You will say then, “Branches were broken off so that I could be grafted in.” Granted. But they were broken off because of unbelief, and you stand by faith. Do not be arrogant, but be afraid.
Sometimes we get the wrong perspective, as believers. We concentrate on the fact that they were broken off so that we would have a place in God’s kingdom.
The problem is that when I take that view, it makes me the center. In actuality, they were broken off because of their unbelief. It had nothing to do with whether or not I would be grafted in.
On the other hand, we as Gentile believers, remain by faith. So Paul tells us not to have a lofty mind. We’re no better, just because we trusted God. Instead, there should be some holy fear mixed in.
This is how Jesus put it.
“I am the true vine, and my Father is the gardener. He cuts off every branch in me that bears no fruit, while every branch that does bear fruit he prunes so that it will be even more fruitful. You are already clean because of the word I have spoken to you. Remain in me, and I will remain in you.

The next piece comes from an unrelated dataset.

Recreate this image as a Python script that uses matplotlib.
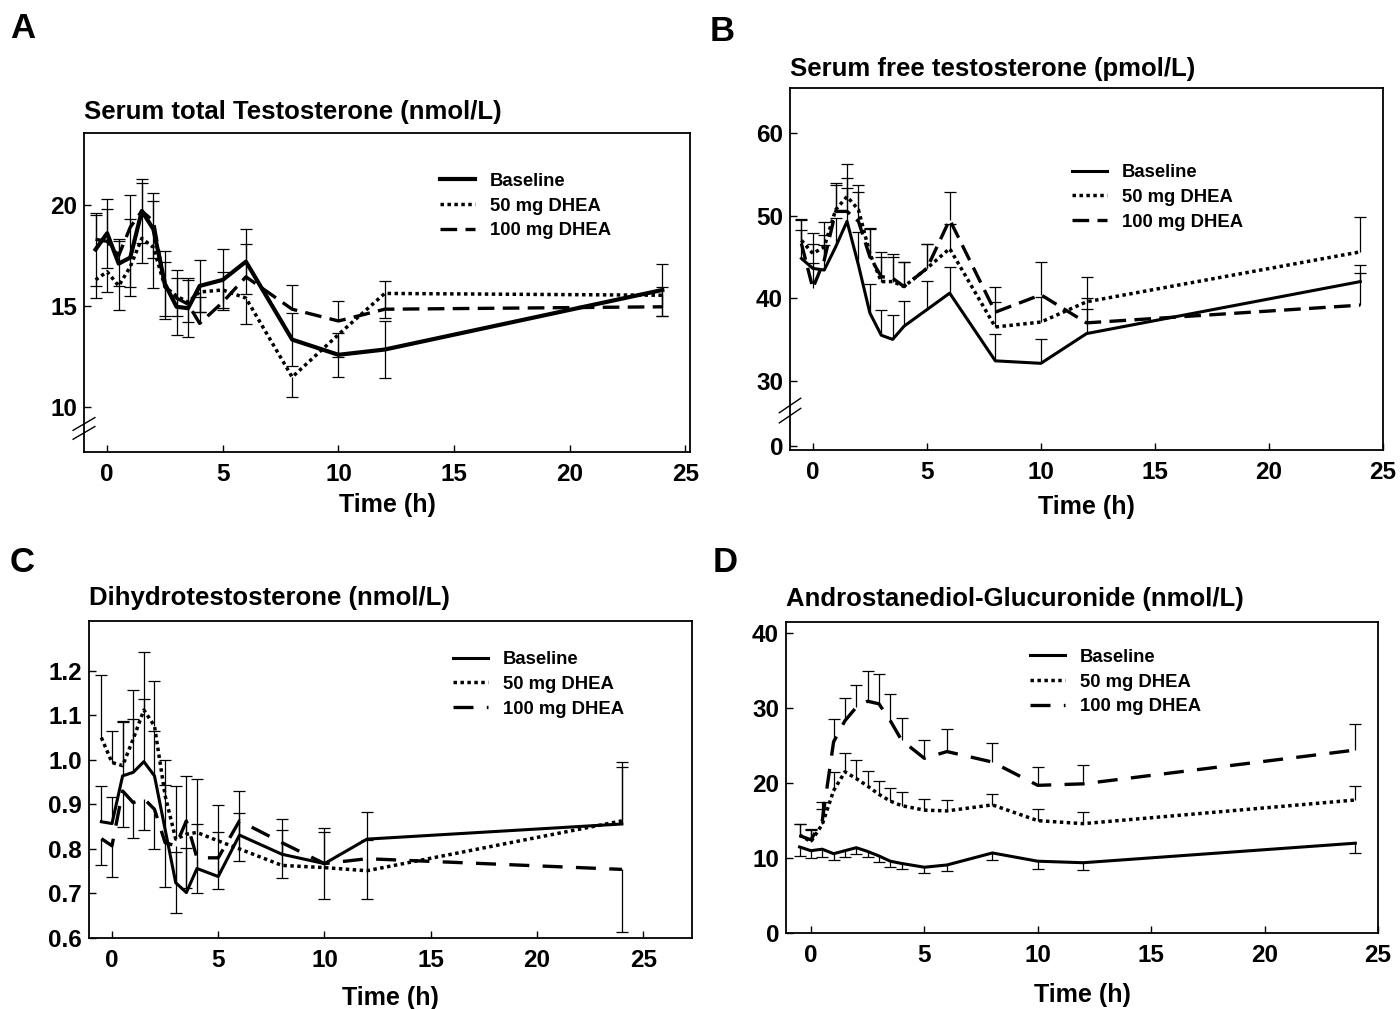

No branch can bear fruit by itself; it must remain in the vine. Neither can you bear fruit unless you remain in me.”
The simple fact is that we remain in Christ – the holy Root – by faith. Otherwise we wither and die, spiritually. That’s where this fear comes in. We need to understand that fear is not always a bad thing. The right kind of fear is essential to our Christian walk.
By faith Noah, when warned about things not yet seen, in holy fear built an ark to save his family. By his faith he condemned the world and became heir of the righteousness that comes by faith.

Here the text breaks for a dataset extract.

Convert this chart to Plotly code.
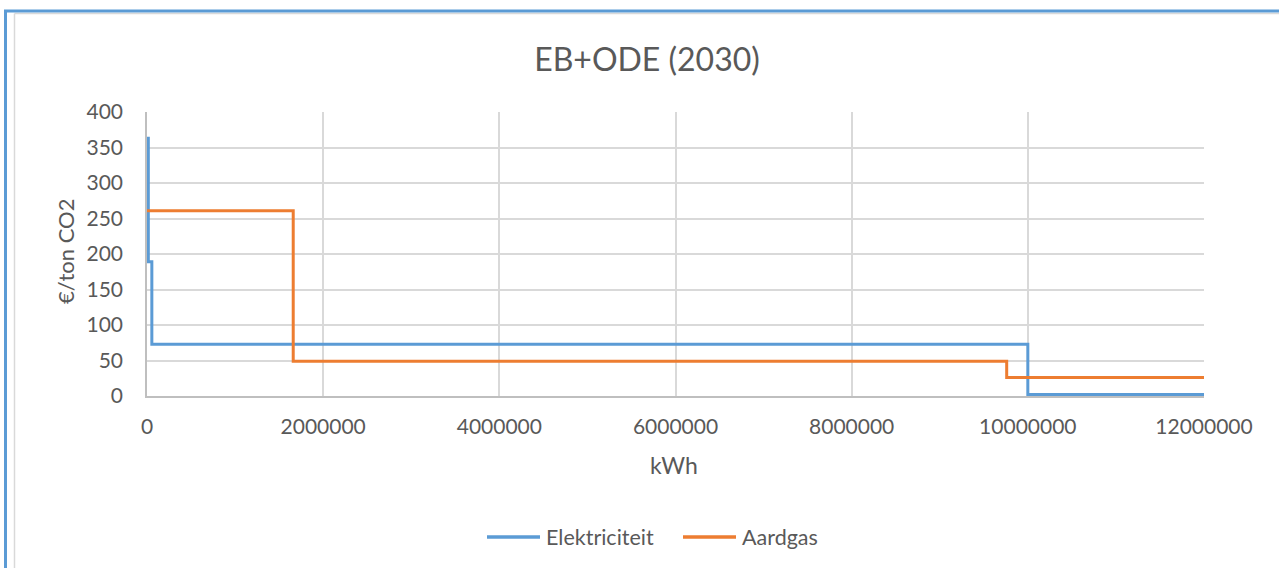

Scripture is clear that by faith, Noah…feared. This fear came when he was warned about unseen things. Yet by his faith – fearing to miss out on God’s best for him and his family – he obtained righteousness.
In Romans we see the kingdom of God as a living olive tree. That testimony brings condemnation on the withering branches lying on the ground. It’s a sobering call to remain in Him. Please understand, we don’t fear Him, but we fear the possibility of losing out on this life-giving Root.

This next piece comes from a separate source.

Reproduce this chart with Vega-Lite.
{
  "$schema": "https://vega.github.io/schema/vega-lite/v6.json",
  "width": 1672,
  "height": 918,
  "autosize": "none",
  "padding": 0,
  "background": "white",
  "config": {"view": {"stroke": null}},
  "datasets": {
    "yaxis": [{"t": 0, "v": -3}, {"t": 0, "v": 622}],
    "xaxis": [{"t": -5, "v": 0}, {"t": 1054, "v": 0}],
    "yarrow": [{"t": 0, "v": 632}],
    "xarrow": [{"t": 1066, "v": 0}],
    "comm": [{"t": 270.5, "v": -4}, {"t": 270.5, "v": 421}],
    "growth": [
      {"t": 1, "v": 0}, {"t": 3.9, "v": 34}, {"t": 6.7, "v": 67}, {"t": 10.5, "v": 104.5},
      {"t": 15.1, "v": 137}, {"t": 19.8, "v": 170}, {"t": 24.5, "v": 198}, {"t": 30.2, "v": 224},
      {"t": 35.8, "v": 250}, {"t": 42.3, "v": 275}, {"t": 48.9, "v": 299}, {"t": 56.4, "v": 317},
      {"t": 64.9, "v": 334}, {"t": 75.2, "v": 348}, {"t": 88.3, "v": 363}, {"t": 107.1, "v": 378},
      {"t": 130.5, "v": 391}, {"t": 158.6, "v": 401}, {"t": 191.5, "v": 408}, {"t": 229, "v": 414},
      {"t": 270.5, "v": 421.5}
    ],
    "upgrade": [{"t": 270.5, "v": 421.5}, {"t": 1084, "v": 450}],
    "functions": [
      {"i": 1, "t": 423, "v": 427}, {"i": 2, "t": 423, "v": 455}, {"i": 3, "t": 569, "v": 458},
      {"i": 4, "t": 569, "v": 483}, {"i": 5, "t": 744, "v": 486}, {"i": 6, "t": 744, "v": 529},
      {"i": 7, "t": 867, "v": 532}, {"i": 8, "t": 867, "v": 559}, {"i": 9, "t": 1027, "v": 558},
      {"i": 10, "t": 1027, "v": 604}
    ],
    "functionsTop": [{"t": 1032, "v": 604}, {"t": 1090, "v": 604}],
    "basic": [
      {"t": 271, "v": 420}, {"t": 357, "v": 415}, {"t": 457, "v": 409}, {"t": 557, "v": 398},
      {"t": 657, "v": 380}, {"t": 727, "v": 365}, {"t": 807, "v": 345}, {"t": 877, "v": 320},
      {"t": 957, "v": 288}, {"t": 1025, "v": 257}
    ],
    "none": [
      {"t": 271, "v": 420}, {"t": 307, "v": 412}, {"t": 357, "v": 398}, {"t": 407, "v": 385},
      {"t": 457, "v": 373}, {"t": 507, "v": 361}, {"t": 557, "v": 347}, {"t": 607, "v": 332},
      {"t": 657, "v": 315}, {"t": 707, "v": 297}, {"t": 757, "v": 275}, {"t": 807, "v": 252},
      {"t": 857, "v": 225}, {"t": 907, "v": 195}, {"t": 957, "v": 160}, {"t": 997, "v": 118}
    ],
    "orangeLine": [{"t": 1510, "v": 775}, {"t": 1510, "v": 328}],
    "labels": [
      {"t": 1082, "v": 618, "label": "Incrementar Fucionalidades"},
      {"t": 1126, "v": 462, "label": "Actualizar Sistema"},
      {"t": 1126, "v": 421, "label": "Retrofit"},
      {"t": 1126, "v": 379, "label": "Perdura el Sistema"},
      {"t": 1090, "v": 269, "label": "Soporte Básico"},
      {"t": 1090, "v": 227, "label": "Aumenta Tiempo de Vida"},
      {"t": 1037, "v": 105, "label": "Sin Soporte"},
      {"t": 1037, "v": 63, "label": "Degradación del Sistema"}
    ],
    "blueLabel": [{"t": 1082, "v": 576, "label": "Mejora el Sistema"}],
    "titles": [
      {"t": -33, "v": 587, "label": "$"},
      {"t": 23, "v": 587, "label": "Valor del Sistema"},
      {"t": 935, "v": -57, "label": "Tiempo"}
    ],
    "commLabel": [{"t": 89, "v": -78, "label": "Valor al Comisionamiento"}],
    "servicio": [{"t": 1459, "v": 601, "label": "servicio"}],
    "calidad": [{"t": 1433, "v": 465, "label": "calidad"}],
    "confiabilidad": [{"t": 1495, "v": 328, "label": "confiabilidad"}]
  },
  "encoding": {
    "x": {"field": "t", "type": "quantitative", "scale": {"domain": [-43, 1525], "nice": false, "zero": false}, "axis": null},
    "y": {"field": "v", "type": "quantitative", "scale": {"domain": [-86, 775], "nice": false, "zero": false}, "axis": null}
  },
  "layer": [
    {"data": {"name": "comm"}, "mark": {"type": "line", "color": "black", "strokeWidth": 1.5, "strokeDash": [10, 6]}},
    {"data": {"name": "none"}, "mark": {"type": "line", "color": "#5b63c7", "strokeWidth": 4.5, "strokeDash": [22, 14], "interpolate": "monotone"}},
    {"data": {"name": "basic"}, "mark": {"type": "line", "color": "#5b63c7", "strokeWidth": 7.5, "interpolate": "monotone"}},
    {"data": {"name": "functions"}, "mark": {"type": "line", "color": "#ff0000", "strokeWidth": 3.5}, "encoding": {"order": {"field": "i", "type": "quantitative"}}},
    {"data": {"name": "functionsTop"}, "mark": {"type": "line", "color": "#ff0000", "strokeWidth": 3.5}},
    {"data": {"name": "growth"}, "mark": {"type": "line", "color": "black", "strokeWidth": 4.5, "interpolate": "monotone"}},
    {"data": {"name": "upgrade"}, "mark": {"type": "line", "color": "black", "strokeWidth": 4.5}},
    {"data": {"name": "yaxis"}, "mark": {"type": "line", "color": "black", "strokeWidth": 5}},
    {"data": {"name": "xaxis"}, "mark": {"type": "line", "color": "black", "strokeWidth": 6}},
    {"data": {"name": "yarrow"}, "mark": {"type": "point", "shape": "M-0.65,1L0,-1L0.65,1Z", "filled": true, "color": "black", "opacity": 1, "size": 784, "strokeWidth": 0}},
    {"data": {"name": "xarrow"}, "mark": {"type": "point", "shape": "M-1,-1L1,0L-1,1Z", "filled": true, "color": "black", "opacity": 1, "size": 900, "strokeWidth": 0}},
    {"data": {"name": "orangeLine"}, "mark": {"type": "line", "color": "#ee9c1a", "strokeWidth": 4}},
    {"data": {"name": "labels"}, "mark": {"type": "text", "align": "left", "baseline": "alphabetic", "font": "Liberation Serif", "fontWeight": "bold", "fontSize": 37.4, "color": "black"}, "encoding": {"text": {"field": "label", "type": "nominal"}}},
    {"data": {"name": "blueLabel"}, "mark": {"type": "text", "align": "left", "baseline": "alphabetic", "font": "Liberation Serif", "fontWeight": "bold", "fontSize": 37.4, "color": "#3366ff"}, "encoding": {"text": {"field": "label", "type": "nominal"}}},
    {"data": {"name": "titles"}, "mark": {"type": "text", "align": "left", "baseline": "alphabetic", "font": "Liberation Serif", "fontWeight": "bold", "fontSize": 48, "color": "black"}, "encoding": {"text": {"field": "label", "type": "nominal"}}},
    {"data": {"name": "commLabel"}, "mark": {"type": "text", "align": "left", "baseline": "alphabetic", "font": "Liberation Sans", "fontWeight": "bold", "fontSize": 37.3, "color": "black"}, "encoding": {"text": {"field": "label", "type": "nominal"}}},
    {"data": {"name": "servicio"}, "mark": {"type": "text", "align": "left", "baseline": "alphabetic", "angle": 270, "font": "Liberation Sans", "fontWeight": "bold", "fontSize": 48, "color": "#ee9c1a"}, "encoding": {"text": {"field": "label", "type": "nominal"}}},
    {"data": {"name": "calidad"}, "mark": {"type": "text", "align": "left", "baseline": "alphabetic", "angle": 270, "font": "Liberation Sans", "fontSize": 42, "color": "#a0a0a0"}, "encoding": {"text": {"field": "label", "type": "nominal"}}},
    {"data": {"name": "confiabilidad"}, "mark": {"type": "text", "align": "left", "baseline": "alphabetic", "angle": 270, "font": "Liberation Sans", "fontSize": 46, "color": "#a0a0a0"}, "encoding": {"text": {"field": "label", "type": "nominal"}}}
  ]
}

For if God did not spare the natural branches, he will not spare you either.
The question is whether I trust Him or not. It’s not about doing or saying the right things. It’s understanding the character of the God we serve.
Consider therefore the kindness and sternness of God: sternness to those who fell, but kindness to you, provided that you continue in his kindness. Otherwise, you also will be cut off.
Throughout the pages of Scripture we see the twofold character of God. One part is His kindness. If you remember, this is one of the fruit of the Spirit. It speaks of the fact that God is good to the undeserving.
The other side of the coin is God’s sternness, or literally, sharp decisiveness. God has the ability to make the hard choices immediately.
Those without faith fell immediately. But, those who trusted in Christ were immediately shown kindness. That’s why there’s a warning for us to continue to remain in Him. This is especially true in these last days.
Question: What does it take to remain in Christ?